Music poured out the doors and onto the sidewalks, drawing the jazz music lover from one place to the next. The rain ceded for the youth ensemble, The Abstract Quartet, on the La Cocina de Luz’s patio, where people nodded their heads in the universal sign for “that’s good stuff” as the band grooved. Shoulders swayed and feet tapped in rhythm.

The Floradora’s Charlie Kane, dressed for the occasion, welcomed music lovers into his restaurant, where Soundhouse Quartet had the kettle on high. In the Phoenix Bean, the Crescent Quartet gathered a crowd. The sun and the perfect evening air played a perfect accompaniment.

On the south side of the street, local boys, The Kevin McCarthy Trio, played guitar-led jazz surrounded by priceless art, mute marble statues and a smattering of people transfixed by the music. It was here I learned another word for the brushes a drummer uses when a song requires a softer, less percussive drive — whiskers. Love it.

Last stop on the Jazz on Main ramble was the Last Dollar Saloon, where the local ensemble, the Speakeasy Jazz Quartet, played for a packed house. Guitarist Donavan Dailey pulled perfect notes from his acoustic guitar, while violinist Danny Desantis channeled Stephane Grappelli, making the bartender, Moussa Konare, wonder out loud, “Who is that?”
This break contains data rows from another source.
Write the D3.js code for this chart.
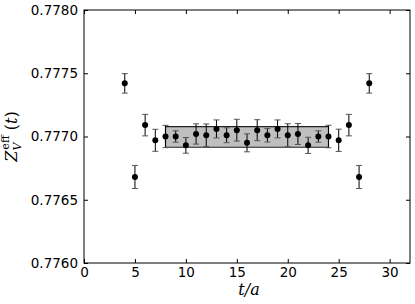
<!DOCTYPE html>
<html>
<head>
<meta charset="utf-8">
<script src="https://cdn.jsdelivr.net/npm/d3@7"></script>
<style>
  body { margin: 0; background: #fff; }
  text { font-family: "DejaVu Sans", sans-serif; }
</style>
</head>
<body>
<script>
// effective Z_V per timeslice
var tVals = [4, 5, 6, 7, 8, 9, 10, 11, 12, 13, 14, 15, 16, 17, 18, 19, 20, 21, 22, 23, 24, 25, 26, 27, 28];
var zVals = [0.77742, 0.77668, 0.77709, 0.77697, 0.77700, 0.77700, 0.77693, 0.77702, 0.77701, 0.77706,
             0.77701, 0.77705, 0.77695, 0.77705, 0.77701, 0.77706, 0.77701, 0.77702, 0.77693, 0.77700,
             0.77700, 0.77697, 0.77709, 0.77668, 0.77742];
var zErrs = [0.000077, 0.000091, 0.000085, 0.000087, 0.000088, 0.000045, 0.000062, 0.000080, 0.000089, 0.000071,
             0.000059, 0.000086, 0.000071, 0.000083, 0.000054, 0.000071, 0.000091, 0.000083, 0.000064, 0.000045,
             0.000089, 0.000088, 0.000085, 0.000091, 0.000077];
// fit band
var fitRange = [8, 24];
var fitBand = [0.776915, 0.777078];
var xTicks = [0, 5, 10, 15, 20, 25, 30];
var yTicks = [0.7760, 0.7765, 0.7770, 0.7775, 0.7780];

var margin = {top: 10, right: 5, bottom: 41, left: 84},
  width = 415 - margin.left - margin.right,
  height = 304 - margin.top - margin.bottom;

var x = d3.scaleLinear().domain([0, 32]).range([0, width]);
var y = d3.scaleLinear().domain([0.7760, 0.7780]).range([height, 0]);

var svg = d3.select("body").append("svg")
  .attr("width", 415).attr("height", 304)
  .append("g")
  .attr("transform", "translate(" + margin.left + "," + margin.top + ")");

// band
svg.append("rect")
  .attr("x", x(fitRange[0])).attr("width", x(fitRange[1]) - x(fitRange[0]))
  .attr("y", y(fitBand[1])).attr("height", y(fitBand[0]) - y(fitBand[1]))
  .attr("fill", "#bfbfbf").attr("stroke", "none");
[fitBand[0], fitBand[1]].forEach(function(v) {
  svg.append("line")
    .attr("x1", x(fitRange[0])).attr("x2", x(fitRange[1]))
    .attr("y1", y(v)).attr("y2", y(v))
    .attr("stroke", "#222").attr("stroke-width", 1.2);
});
[fitRange[0], fitRange[1]].forEach(function(v) {
  svg.append("line")
    .attr("x1", x(v)).attr("x2", x(v))
    .attr("y1", y(fitBand[0])).attr("y2", y(fitBand[1]))
    .attr("stroke", "#222").attr("stroke-width", 1.2);
});

var pts = tVals.map(function(t, i) { return {t: t, v: zVals[i], e: zErrs[i]}; });

var eb = svg.append("g").selectAll("g").data(pts).enter().append("g");
eb.append("line")
  .attr("x1", function(d) { return x(d.t); }).attr("x2", function(d) { return x(d.t); })
  .attr("y1", function(d) { return y(d.v - d.e); }).attr("y2", function(d) { return y(d.v + d.e); })
  .attr("stroke", "#000").attr("stroke-width", 1);
[-1, 1].forEach(function(s) {
  eb.append("line")
    .attr("x1", function(d) { return x(d.t) - 3; }).attr("x2", function(d) { return x(d.t) + 3; })
    .attr("y1", function(d) { return y(d.v + s * d.e); }).attr("y2", function(d) { return y(d.v + s * d.e); })
    .attr("stroke", "#555").attr("stroke-width", 1);
});
eb.append("circle")
  .attr("cx", function(d) { return x(d.t); }).attr("cy", function(d) { return y(d.v); })
  .attr("r", 3).attr("fill", "#000");

// axes, matplotlib style ticks inside on all sides
svg.append("g").attr("transform", "translate(0," + height + ")")
  .call(d3.axisBottom(x).tickValues(xTicks).tickSize(-4).tickPadding(4).tickFormat(d3.format("d")))
  .call(function(g) { g.select(".domain").remove(); });
svg.append("g")
  .call(d3.axisTop(x).tickValues(xTicks).tickSize(-4).tickFormat(""))
  .call(function(g) { g.select(".domain").remove(); });
svg.append("g")
  .call(d3.axisLeft(y).tickValues(yTicks).tickSize(-4).tickPadding(6).tickFormat(d3.format(".4f")))
  .call(function(g) { g.select(".domain").remove(); });
svg.append("g").attr("transform", "translate(" + width + ",0)")
  .call(d3.axisRight(y).tickValues(yTicks).tickSize(-4).tickFormat(""))
  .call(function(g) { g.select(".domain").remove(); });

svg.selectAll(".tick text").attr("font-size", 13.5).attr("fill", "#000")
  .attr("font-family", "DejaVu Sans, sans-serif");
svg.selectAll(".tick line").attr("stroke", "#000");

svg.append("rect").attr("width", width).attr("height", height)
  .attr("fill", "none").attr("stroke", "#000").attr("stroke-width", 1);

// labels
svg.append("text")
  .attr("x", width / 2 + 2).attr("y", height + 32)
  .attr("text-anchor", "middle")
  .style("font-family", "DejaVu Serif, serif").style("font-style", "italic").style("font-size", "16px")
  .text("t/a");

var yl = svg.append("text")
  .attr("transform", "translate(-67," + height / 2 + ") rotate(-90)")
  .attr("text-anchor", "middle")
  .style("font-family", "DejaVu Serif, serif").style("font-size", "16px");
yl.append("tspan").style("font-style", "italic").text("Z");
yl.append("tspan").attr("dy", 4).style("font-size", "11px").style("font-style", "italic").text("V");
yl.append("tspan").attr("dx", -7).attr("dy", -12).style("font-size", "11px").text("eff");
yl.append("tspan").attr("dy", 8).text(" (");
yl.append("tspan").style("font-style", "italic").text("t");
yl.append("tspan").text(")");
</script>
</body>
</html>
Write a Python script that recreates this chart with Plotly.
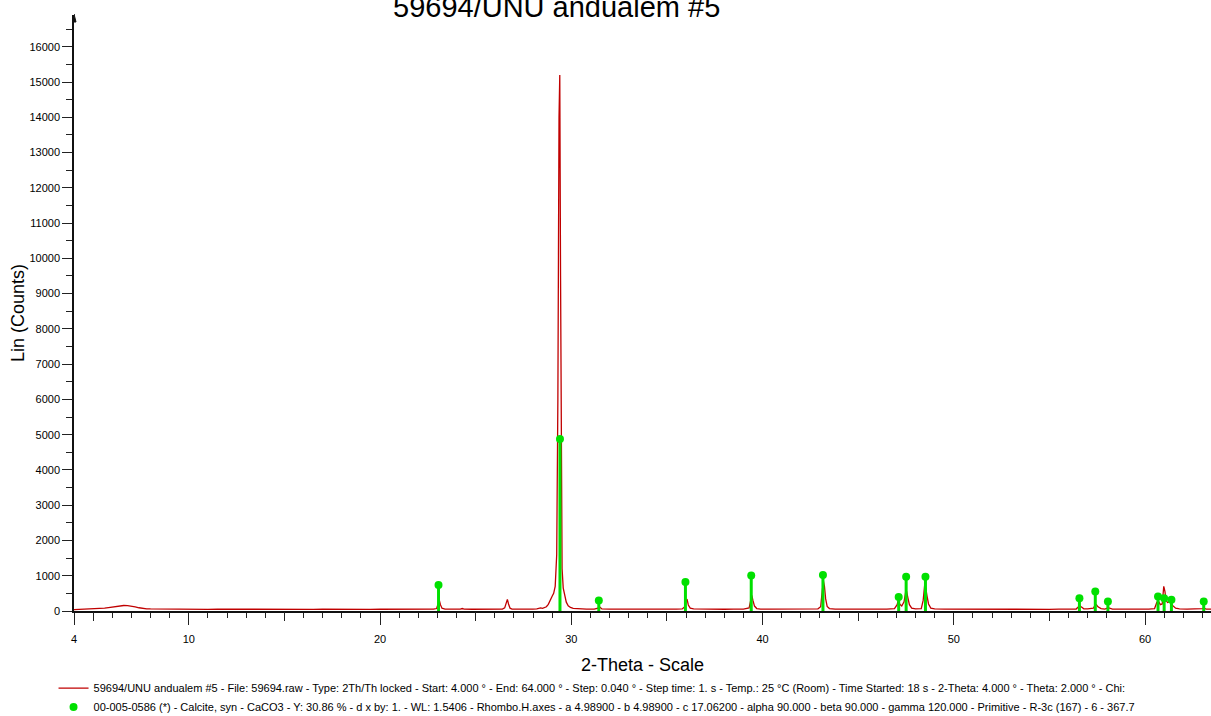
import plotly.graph_objects as go

# ---- measured pattern (2-Theta, counts) ----
two_theta = [
    4.0, 4.25, 4.5, 4.75, 5.0, 5.2, 5.4, 5.6, 5.8, 6.0, 6.2, 6.4, 6.6, 6.8, 7.0, 7.2, 7.4, 7.6, 7.8, 8.0,
    8.4, 8.8, 9.2, 9.6, 10.0, 10.5, 11.0, 11.5, 12.0, 12.5, 13.0, 13.5, 14.0, 14.5, 15.0, 15.5, 16.0,
    16.5, 17.0, 17.5, 18.0, 18.5, 19.0, 19.5, 20.0, 20.5, 21.0, 21.2, 21.6, 22.0, 22.4, 22.8,
    22.96, 23.04, 23.10, 23.16, 23.24, 23.4, 23.8, 24.2, 24.3, 24.4, 24.8, 25.2, 25.6, 26.0, 26.4,
    26.52, 26.60, 26.66, 26.72, 26.80, 26.9, 27.3, 27.7, 28.0, 28.2, 28.3, 28.4, 28.5, 28.6, 28.7,
    28.8, 28.9, 29.0, 29.08, 29.16, 29.24, 29.30, 29.36, 29.40, 29.44, 29.48, 29.52, 29.58, 29.66,
    29.74, 29.84, 29.96, 30.1, 30.4, 30.8, 31.2, 31.40, 31.46, 31.52, 31.6, 32.0, 32.5, 33.0, 33.5,
    34.0, 34.5, 35.0, 35.5, 35.8, 35.92, 36.00, 36.06, 36.12, 36.22, 36.4, 36.8, 37.2, 37.6, 38.0,
    38.5, 39.0, 39.30, 39.38, 39.44, 39.50, 39.58, 39.7, 39.9, 40.4, 41.0, 41.5, 42.0, 42.5, 42.9,
    43.04, 43.12, 43.18, 43.24, 43.30, 43.38, 43.5, 43.8, 44.3, 45.0, 45.5, 46.0, 46.5, 46.9,
    47.04, 47.10, 47.18, 47.28, 47.40, 47.48, 47.54, 47.60, 47.68, 47.8, 48.0, 48.3, 48.40, 48.48,
    48.54, 48.60, 48.68, 48.8, 49.0, 49.5, 50.0, 50.5, 51.0, 51.5, 52.0, 52.5, 53.0, 53.5, 54.0,
    54.5, 55.0, 55.5, 56.0, 56.4, 56.52, 56.60, 56.68, 56.8, 57.0, 57.3, 57.40, 57.46, 57.54, 57.7,
    57.9, 58.06, 58.14, 58.3, 58.8, 59.3, 59.8, 60.2, 60.5, 60.62, 60.70, 60.80, 60.90, 60.98,
    61.04, 61.10, 61.18, 61.28, 61.36, 61.44, 61.6, 61.8, 62.2, 62.6, 63.0, 63.08, 63.2, 63.45, 64.0,
]
counts = [
    40, 46, 42, 50, 52, 60, 72, 84, 98, 112, 128, 146, 156, 150, 140, 118, 92, 72, 62, 58,
    54, 58, 50, 54, 48, 52, 46, 50, 48, 52, 46, 50, 48, 52, 46, 50, 52,
    48, 50, 46, 48, 50, 46, 48, 50, 48, 56, 50, 48, 50, 48, 52,
    70, 190, 310, 180, 80, 54, 50, 56, 70, 56, 50, 48, 50, 52, 56,
    90, 250, 330, 200, 80, 56, 50, 52, 56, 60, 72, 90, 76, 90, 120,
    190, 330, 420, 500, 700, 1600, 6000, 14000, 15200, 9500, 3000, 1200, 650, 420,
    250, 150, 100, 72, 58, 54, 56, 80, 130, 90, 58, 52, 50, 52, 48,
    50, 52, 50, 52, 58, 110, 300, 320, 170, 80, 58, 52, 50, 52, 50,
    52, 56, 90, 300, 440, 300, 140, 70, 56, 52, 50, 52, 50, 52, 60,
    120, 600, 860, 690, 350, 130, 70, 56, 52, 50, 52, 50, 54, 70,
    180, 300, 190, 140, 260, 520, 540, 380, 180, 80, 60, 70, 300, 740,
    640, 430, 200, 80, 58, 52, 50, 52, 50, 48, 50, 52, 48, 50, 52,
    50, 48, 52, 50, 56, 120, 150, 110, 62, 58, 80, 170, 180, 120, 66,
    56, 90, 80, 56, 52, 50, 52, 56, 70, 250, 280, 180, 200, 700,
    560, 300, 240, 260, 250, 160, 80, 60, 54, 52, 70, 80, 56, 52, 50,
]

# ---- reference pattern: 00-005-0586 Calcite (stick positions / heights) ----
calcite_2theta = [23.06, 29.41, 31.44, 35.97, 39.41, 43.16, 47.12, 47.51, 48.52,
                  56.57, 57.40, 58.06, 60.68, 61.00, 61.38, 63.07]
calcite_counts = [740, 4880, 300, 820, 1010, 1020, 400, 970, 970,
                  365, 555, 270, 410, 365, 318, 270]

x_ticks = [4, 10, 20, 30, 40, 50, 60]
x_mid_ticks = [5, 15, 25, 35, 45, 55]

title_text = "59694/UNU andualem #5"
legend_scan = ("59694/UNU andualem #5 - File: 59694.raw - Type: 2Th/Th locked - Start: 4.000 ° - "
               "End: 64.000 ° - Step: 0.040 ° - Step time: 1. s - Temp.: 25 °C (Room) - "
               "Time Started: 18 s - 2-Theta: 4.000 ° - Theta: 2.000 ° - Chi:")
legend_ref = ("00-005-0586 (*) - Calcite, syn - CaCO3 - Y: 30.86 % - d x by: 1. - WL: 1.5406 - "
              "Rhombo.H.axes - a 4.98900 - b 4.98900 - c 17.06200 - alpha 90.000 - beta 90.000 - "
              "gamma 120.000 - Primitive - R-3c (167) - 6 - 367.7")

FONT = "Liberation Sans, Arial, sans-serif"
RED = "#C00000"
GREEN = "#00E000"

# stick segments built from the calcite arrays
stick_x, stick_y = [], []
for t, c in zip(calcite_2theta, calcite_counts):
    stick_x += [t, t, None]
    stick_y += [0, c, None]

fig = go.Figure()
fig.add_trace(go.Scatter(x=two_theta, y=counts, mode="lines", name=legend_scan,
                         line=dict(color=RED, width=1.3)))
fig.add_trace(go.Scatter(x=stick_x, y=stick_y, mode="lines", showlegend=False,
                         line=dict(color=GREEN, width=3), hoverinfo="skip"))
fig.add_trace(go.Scatter(x=calcite_2theta, y=calcite_counts, mode="markers", name=legend_ref,
                         marker=dict(color=GREEN, size=8)))
# invisible trace carrying the mid-length ticks axis
fig.add_trace(go.Scatter(x=[4, 64], y=[None, None], xaxis="x2", showlegend=False,
                         hoverinfo="skip", mode="lines"))

fig.update_layout(
    width=1211, height=716,
    margin=dict(l=74, r=0, t=15, b=105, autoexpand=False),
    paper_bgcolor="white", plot_bgcolor="white",
    font=dict(family=FONT, color="black", size=11),
    showlegend=True,
    legend=dict(x=-0.018, y=-0.105, xanchor="left", yanchor="top",
                font=dict(size=11, family=FONT, color="black"), itemwidth=30,
                bgcolor="rgba(0,0,0,0)", tracegroupgap=0, traceorder="normal"),
    xaxis=dict(range=[4, 63.45], showgrid=False, zeroline=False,
               showline=True, linecolor="#111", linewidth=1.5,
               tickmode="array", tickvals=x_ticks, ticks="outside", ticklen=12,
               tickcolor="#222", tickwidth=1, tickfont=dict(size=11, color="black"),
               ticklabelstandoff=5,
               minor=dict(dtick=1, tick0=4, ticks="outside", ticklen=5, tickcolor="#222", tickwidth=1),
               title=dict(text="2-Theta - Scale", font=dict(size=18, color="black"), standoff=14),
               automargin=False),
    xaxis2=dict(range=[4, 63.45], overlaying="x", side="bottom", anchor="y",
                showgrid=False, zeroline=False, showline=False,
                tickmode="array", tickvals=x_mid_ticks, ticks="outside", ticklen=9,
                tickcolor="#222", tickwidth=1, showticklabels=False, automargin=False),
    yaxis=dict(range=[0, 16900], showgrid=False, zeroline=False,
               showline=True, linecolor="#111", linewidth=1.5,
               dtick=1000, tick0=0, tickformat="d", ticks="outside", ticklen=10,
               tickcolor="#222", tickwidth=1, tickfont=dict(size=11, color="black"),
               minor=dict(dtick=500, ticks="outside", ticklen=6, tickcolor="#222", tickwidth=1),
               title=dict(text="Lin (Counts)", font=dict(size=18, color="black"), standoff=0),
               automargin=False),
    annotations=[dict(text=title_text, xref="paper", yref="paper", x=(556 - 74) / 1137, y=1,
                      xanchor="center", yanchor="bottom", yshift=-10, showarrow=False,
                      font=dict(size=29, family=FONT, color="black"))],
    shapes=[dict(type="path", xref="x", yref="paper", xsizemode="pixel", ysizemode="pixel",
                 xanchor=4, yanchor=1, path="M -2,-7 L 2,-7 L 0,1 Z",
                 fillcolor="#111", line=dict(color="#111", width=1))],
)

fig.write_html("out.html", config={"displayModeBar": False},
               post_script="document.body.style.margin='0px';document.body.style.overflow='hidden';")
The happy hour music offering was free and heralded the official start of the 43rd year of jazz in Telluride. While festival patron passholders mingled at One to One Mentoring’s signature fundraiser event, Telluride Top Chef competition in Mountain Village, Telluride’s 9-5-ers got a sweet treat with their after-work libations.

That it could be Jazz Fest every weekend.

—Suzanne Cheavens


A little rain never did dampen the spirit of the Telluride Jazz Festival. The annual August event was moved to the second weekend this year in hopes of better weather, since the first weekend of the month has been historically in the middle of monsoon season. While it did rain at times throughout Friday, the notes could be heard all along Main Street in the a.m., as the festival officially kicked off with the Hooligan Brass Band, which played a set at the farmers market abutting Elks Park. Free programming continued throughout the day in the pocket park with Kingston Winter, La Onda Caribena, Little Big Band, the Wind River Jazz Project and Telluride Jazz All-Stars 25-year Reunion Band providing the tunes to a consistent stream of jovial aficionados.

Telluride Town Park opened at 12:30 p.m. LP and The Vinyl took the main stage shortly after, cranking out their gospel-influenced brand of jazz. Then it was time for some John Coltrane. SoCal twins the Mattson 2 performed the seminal record “A Love Supreme” to an appreciative crowd.

While the Daily Planet couldn’t catch every act Friday before press time, other performers included Matthew Whitaker, Battle of Santiago, Victor Wooten Band and headliner Robert Randolph & the Family Band.

The Saturday main stage slate featured the Telluride All-Stars Jazz Ensemble, Veronica Swift, Voodoo Orchestra, SPAGA, Turkuaz and headliner Trombone Shorty & Orleans Revue.

The festival concludes today (Sunday) with Tyree Morris and Hearts of Worship, Telluride All-Stars 25-year Reunion Band, Delvon Lamarr Organ Trio, Cha Wa and headliner Lettuce playing Town Park. Cha Wa is also leading a New Orleans-style Second Line Parade down Main Street at noon. Bring your beads and booties.